The sacraments, the forgiveness of sin and the consolations of religion are thrown away at cut prices… . Cheap grace is the preaching of forgiveness without requiring repentance, baptism without church discipline, Communion without confession, absolution without personal confession. Cheap grace is grace without discipleship, grace without the cross, grace without Jesus Christ, living and incarnate” (quoted in Dietrich Bonhoeffer: Witness to Jesus Christ).

Between 1930 and 1939, Bonhoeffer travelled to England and North America to engage in study, pastoral ministry and finally, in lecturing. He could have easily remained a safe distance from the dilemmas of his home country. During 1939, in New York, he concluded that crossing the Atlantic again was “a mistake.” As he thought and prayed about his personal situation and that of Germany, he believed God’s will for his life was clarified.
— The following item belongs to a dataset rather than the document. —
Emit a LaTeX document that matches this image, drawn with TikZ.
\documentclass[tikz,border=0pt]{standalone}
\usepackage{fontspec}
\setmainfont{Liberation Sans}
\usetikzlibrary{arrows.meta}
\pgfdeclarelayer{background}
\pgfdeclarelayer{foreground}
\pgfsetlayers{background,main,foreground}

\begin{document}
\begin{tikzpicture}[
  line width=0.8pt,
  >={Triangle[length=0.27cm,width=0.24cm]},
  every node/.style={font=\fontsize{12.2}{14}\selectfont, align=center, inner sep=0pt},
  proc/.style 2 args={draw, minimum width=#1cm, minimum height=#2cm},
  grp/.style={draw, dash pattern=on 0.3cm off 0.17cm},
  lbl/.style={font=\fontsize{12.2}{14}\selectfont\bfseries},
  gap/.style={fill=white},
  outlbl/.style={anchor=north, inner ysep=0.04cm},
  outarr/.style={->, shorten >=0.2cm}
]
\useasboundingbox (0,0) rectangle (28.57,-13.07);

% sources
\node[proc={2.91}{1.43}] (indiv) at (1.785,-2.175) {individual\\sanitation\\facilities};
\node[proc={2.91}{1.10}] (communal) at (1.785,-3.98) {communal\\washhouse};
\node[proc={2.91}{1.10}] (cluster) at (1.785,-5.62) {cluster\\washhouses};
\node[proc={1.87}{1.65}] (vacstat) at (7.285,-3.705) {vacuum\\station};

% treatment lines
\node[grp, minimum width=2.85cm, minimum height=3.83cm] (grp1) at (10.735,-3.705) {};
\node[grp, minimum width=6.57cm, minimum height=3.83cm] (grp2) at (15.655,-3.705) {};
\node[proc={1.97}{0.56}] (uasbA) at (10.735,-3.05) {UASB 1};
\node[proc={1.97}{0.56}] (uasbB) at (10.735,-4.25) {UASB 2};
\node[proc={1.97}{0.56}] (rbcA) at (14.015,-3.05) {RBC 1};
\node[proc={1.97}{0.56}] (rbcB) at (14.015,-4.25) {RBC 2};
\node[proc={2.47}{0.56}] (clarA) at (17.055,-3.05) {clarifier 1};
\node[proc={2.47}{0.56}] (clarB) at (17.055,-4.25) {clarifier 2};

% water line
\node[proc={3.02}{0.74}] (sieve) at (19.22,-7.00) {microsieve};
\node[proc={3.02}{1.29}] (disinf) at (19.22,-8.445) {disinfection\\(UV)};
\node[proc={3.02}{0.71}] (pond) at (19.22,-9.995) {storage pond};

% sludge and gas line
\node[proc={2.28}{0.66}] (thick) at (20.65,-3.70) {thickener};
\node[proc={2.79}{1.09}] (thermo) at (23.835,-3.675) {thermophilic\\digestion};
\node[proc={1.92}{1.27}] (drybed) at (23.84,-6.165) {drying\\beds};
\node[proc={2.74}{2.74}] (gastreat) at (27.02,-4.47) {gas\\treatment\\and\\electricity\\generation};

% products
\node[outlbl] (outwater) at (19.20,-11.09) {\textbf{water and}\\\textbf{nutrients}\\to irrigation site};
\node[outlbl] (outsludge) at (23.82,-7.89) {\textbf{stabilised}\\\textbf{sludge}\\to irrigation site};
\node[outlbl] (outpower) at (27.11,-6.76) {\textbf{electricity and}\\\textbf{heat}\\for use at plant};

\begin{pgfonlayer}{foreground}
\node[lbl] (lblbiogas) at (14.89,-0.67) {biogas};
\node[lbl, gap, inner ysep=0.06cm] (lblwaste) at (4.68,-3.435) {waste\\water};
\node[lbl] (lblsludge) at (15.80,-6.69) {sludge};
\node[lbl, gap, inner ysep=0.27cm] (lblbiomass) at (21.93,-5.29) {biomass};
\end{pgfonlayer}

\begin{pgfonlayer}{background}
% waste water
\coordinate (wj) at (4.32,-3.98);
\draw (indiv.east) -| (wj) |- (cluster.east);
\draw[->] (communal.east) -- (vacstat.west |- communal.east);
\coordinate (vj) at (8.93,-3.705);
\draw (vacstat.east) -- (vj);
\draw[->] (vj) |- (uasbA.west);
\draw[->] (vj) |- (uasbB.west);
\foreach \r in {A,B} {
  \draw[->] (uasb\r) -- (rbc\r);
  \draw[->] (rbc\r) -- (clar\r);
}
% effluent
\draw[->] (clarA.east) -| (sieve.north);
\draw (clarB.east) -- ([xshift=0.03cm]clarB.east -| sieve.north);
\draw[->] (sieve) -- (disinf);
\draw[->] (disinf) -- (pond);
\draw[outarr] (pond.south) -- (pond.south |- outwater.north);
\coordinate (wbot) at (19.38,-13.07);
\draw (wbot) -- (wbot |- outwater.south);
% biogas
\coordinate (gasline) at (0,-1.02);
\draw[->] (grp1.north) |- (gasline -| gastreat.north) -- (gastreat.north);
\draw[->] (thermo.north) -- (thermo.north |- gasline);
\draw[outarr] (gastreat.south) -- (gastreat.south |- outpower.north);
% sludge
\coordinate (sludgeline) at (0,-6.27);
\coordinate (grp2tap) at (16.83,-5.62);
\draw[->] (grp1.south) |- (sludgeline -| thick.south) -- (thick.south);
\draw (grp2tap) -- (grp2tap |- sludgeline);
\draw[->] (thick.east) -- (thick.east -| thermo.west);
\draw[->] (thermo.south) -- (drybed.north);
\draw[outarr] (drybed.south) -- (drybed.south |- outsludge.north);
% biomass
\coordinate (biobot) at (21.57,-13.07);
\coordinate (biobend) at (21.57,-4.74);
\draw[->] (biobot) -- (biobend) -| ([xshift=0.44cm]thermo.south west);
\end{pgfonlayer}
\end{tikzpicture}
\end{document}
“I will have no right to participate in the reconstruction of the Christian life in Germany after the war if I do not share in the trials of this time with my people,” he wrote. “Christians in Germany face the terrible alternative of either willing the defeat of their nation in order that civilisation may survive, or willing the victory of their nation and thereby destroying our civilisation.

I know which of these alternatives I must choose; but I cannot make that choice in security.”

a family affair

Soon after Hitler became chancellor, his government scheduled a boycott of Jewish businesses and placed picket lines in front of factories, stores and shops owned by Jews. Julie Bonhoeffer, Dietrich’s 91-year-old grandmother, refused to obey the discriminatory laws. She brushed past the guards outside a Jewish store, entered and bought strawberries. The guards dared not touch the elegant, alert, elderly woman. The Bonhoeffer family was like that—courageous and principled.
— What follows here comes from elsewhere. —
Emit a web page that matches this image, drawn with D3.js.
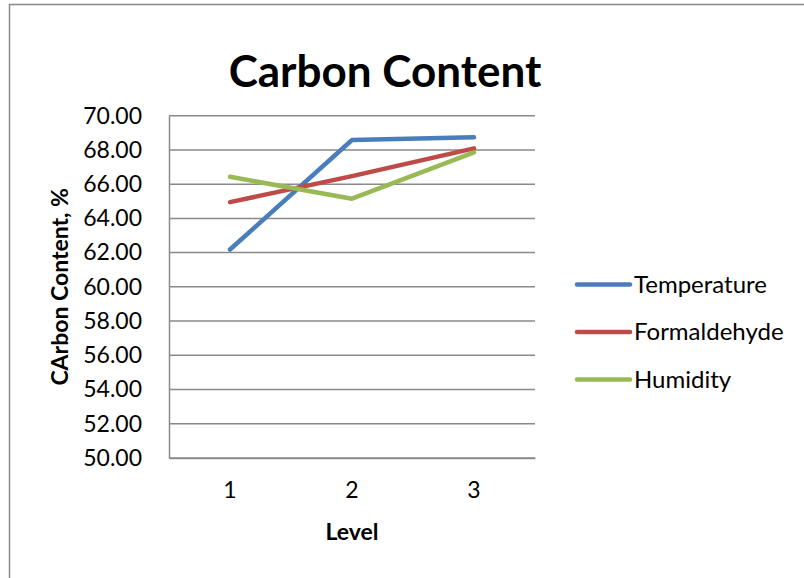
<!DOCTYPE html>
<html>
<head>
<meta charset="utf-8">
<script src="https://cdn.jsdelivr.net/npm/d3@7"></script>
<style>
  html, body { margin: 0; padding: 0; background: #fff; }
  svg { display: block; font-family: Lato, "Open Sans", sans-serif; }
</style>
</head>
<body>
<svg id="chart" width="804" height="578"></svg>
<script>
// Carbon content (%) by level for each factor
const levels = ["1", "2", "3"];
const temperature = [62.18, 68.58, 68.74];
const formaldehyde = [64.95, 66.47, 68.09];
const humidity = [66.43, 65.15, 67.86];
const seriesNames = ["Temperature", "Formaldehyde", "Humidity"];
const seriesColors = ["#4A7EBB", "#BE4B48", "#98B954"];
const yTicks = [50, 52, 54, 56, 58, 60, 62, 64, 66, 68, 70];

const series = [temperature, formaldehyde, humidity].map((values, i) => ({
  name: seriesNames[i], color: seriesColors[i], values
}));

const svg = d3.select("#chart");
const plot = { left: 169, right: 535, top: 115.7, bottom: 458 };

// outer frame
svg.append("rect")
  .attr("x", 9.5).attr("y", 4.5)
  .attr("width", 820).attr("height", 600)
  .attr("fill", "none").attr("stroke", "#888").attr("stroke-width", 1.5);

const x = d3.scaleBand().domain(levels).range([plot.left, plot.right]);
const y = d3.scaleLinear().domain([50, 70]).range([plot.bottom, plot.top]);

// horizontal gridlines
svg.append("g")
  .selectAll("line")
  .data(yTicks)
  .join("line")
  .attr("x1", plot.left).attr("x2", plot.right)
  .attr("y1", d => y(d)).attr("y2", d => y(d))
  .attr("stroke", "#8a8a8a").attr("stroke-width", 1.5);

// y axis
const yAxis = svg.append("g")
  .attr("transform", `translate(${plot.left},0)`)
  .call(d3.axisLeft(y).tickValues(yTicks).tickFormat(d3.format(".2f")).tickSize(0).tickPadding(27));
yAxis.select(".domain").attr("stroke", "#8a8a8a").attr("stroke-width", 1.5);
yAxis.selectAll("text").attr("font-size", 23).attr("fill", "#000")
  .attr("font-family", "Lato, sans-serif");

// x axis
const xAxis = svg.append("g")
  .attr("transform", `translate(0,${plot.bottom})`)
  .call(d3.axisBottom(x).tickSize(0).tickPadding(24));
xAxis.select(".domain").attr("stroke", "#8a8a8a").attr("stroke-width", 1.5);
xAxis.selectAll("text").attr("font-size", 23).attr("fill", "#000")
  .attr("font-family", "Lato, sans-serif");

// lines
const line = d3.line()
  .x((d, i) => x(levels[i]) + x.bandwidth() / 2)
  .y(d => y(d));

svg.append("g")
  .selectAll("path")
  .data(series)
  .join("path")
  .attr("d", d => line(d.values))
  .attr("fill", "none")
  .attr("stroke", d => d.color)
  .attr("stroke-width", 4.5)
  .attr("stroke-linejoin", "round")
  .attr("stroke-linecap", "round");

// title
svg.append("text")
  .attr("x", 385).attr("y", 87)
  .attr("text-anchor", "middle")
  .attr("font-size", 44).attr("font-weight", "bold")
  .text("Carbon Content");

// axis titles
svg.append("text")
  .attr("x", (plot.left + plot.right) / 2).attr("y", 540)
  .attr("text-anchor", "middle")
  .attr("font-size", 23).attr("font-weight", "bold")
  .text("Level");

svg.append("text")
  .attr("transform", `translate(68,${(plot.top + plot.bottom) / 2}) rotate(-90)`)
  .attr("text-anchor", "middle")
  .attr("font-size", 23).attr("font-weight", "bold")
  .text("CArbon Content, %");

// legend
const legend = svg.append("g")
  .selectAll("g")
  .data(series)
  .join("g")
  .attr("transform", (d, i) => `translate(577,${284.5 + i * 47.5})`);
legend.append("line")
  .attr("x1", 0).attr("x2", 53)
  .attr("stroke", d => d.color).attr("stroke-width", 4.5)
  .attr("stroke-linecap", "round");
legend.append("text")
  .attr("x", 57).attr("dy", "0.35em")
  .attr("font-size", 24)
  .text(d => d.name);
</script>
</body>
</html>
More than a decade later, the commitment of Dietrich’s extended family and associates would help to precipitate his untimely death.
When Bonhoeffer returned to his homeland on July 27,1939, he gave support to the political resistance against Hitler. By 1941, he was forbidden to print or publish his convictions.

Even so, he identified with “Operation 7” and its aim to rescue Jews. Two years later, he announced his engagement to Maria von Wedemeyer. That relationship added joy but intensified his peril; Dietrich, his sister, Christine, and other relatives were arrested during April, 1943.

In Tegel Prison and even Buchenwald concentration camp, Bonhoeffer seemed calm, cheerful and firm, “like a squire from his country house.” He talked to his warders “freely and friendly and clearly as though it were mine to command.” People said he bore “days of misfortune equably, smilingly, proudly, like one accustomed to win.” But, penetratingly, the prisoner asked himself: “Am I then really all that which other men tell of? Or am I only what I myself know of myself? Restless and longing and sick, like a bird in a cage, struggling for breath, as though hands were compressing my throat, yearning for colours, for flowers, for the voices of birds, thirsting for words of kindness, for neighbourliness, tossing in expectation of great events, powerlessly trembling for friends at an infinite distance, weary and empty at praying, at thinking, at making, faint, and ready to say farewell to it all?” Who am I? The lonely question mocked him insistently until he cried out, Whoever I am, Thou knowest, O God, I am thine!

a pacifist’s dilemma

How should a Christian live and witness within a nation that is controlled by evil men, with almost unchecked power to destroy others? Bonhoeffer cherished high ideals. On a visit to America in 1930, he had taken and failed three driving tests. A friend suggested that if he slipped the examiner $5 he would pass but Bonhoeffer preferred to forego having a licence altogether rather than bribe an official. The dilemma of what to do about Hitler was enormously difficult, especially for a convicted pacifist. Bonhoeffer reasoned: “If I sit next to a madman as he drives a car into a group of innocent bystanders, I can’t, as a Christian, simply wait for the catastrophe, then comfort the wounded and bury the dead. I must try to wrestle the steering wheel out of the hands of the driver.” When the diary of Admiral W W Canaris was discovered, Hitler’s suspicions of yet another plot against him were confirmed.

Massive, immediate retribution was ordered. Eberhard Bethge, Bonhoeffer’s finest biographer, claims that on or about April 9, when Dietrich was hanged, 5000 others were slain as well, including three other members of the Bonhoeffer family (The Encyclopedia of Religion).
Looking back, we see the year 1945 as a hinge of history. Before that tragic April ended, Hitler had gone through a bizarre marriage ceremony and he and his wife had taken their own lives.
A mere seven days after that, Germany surrendered.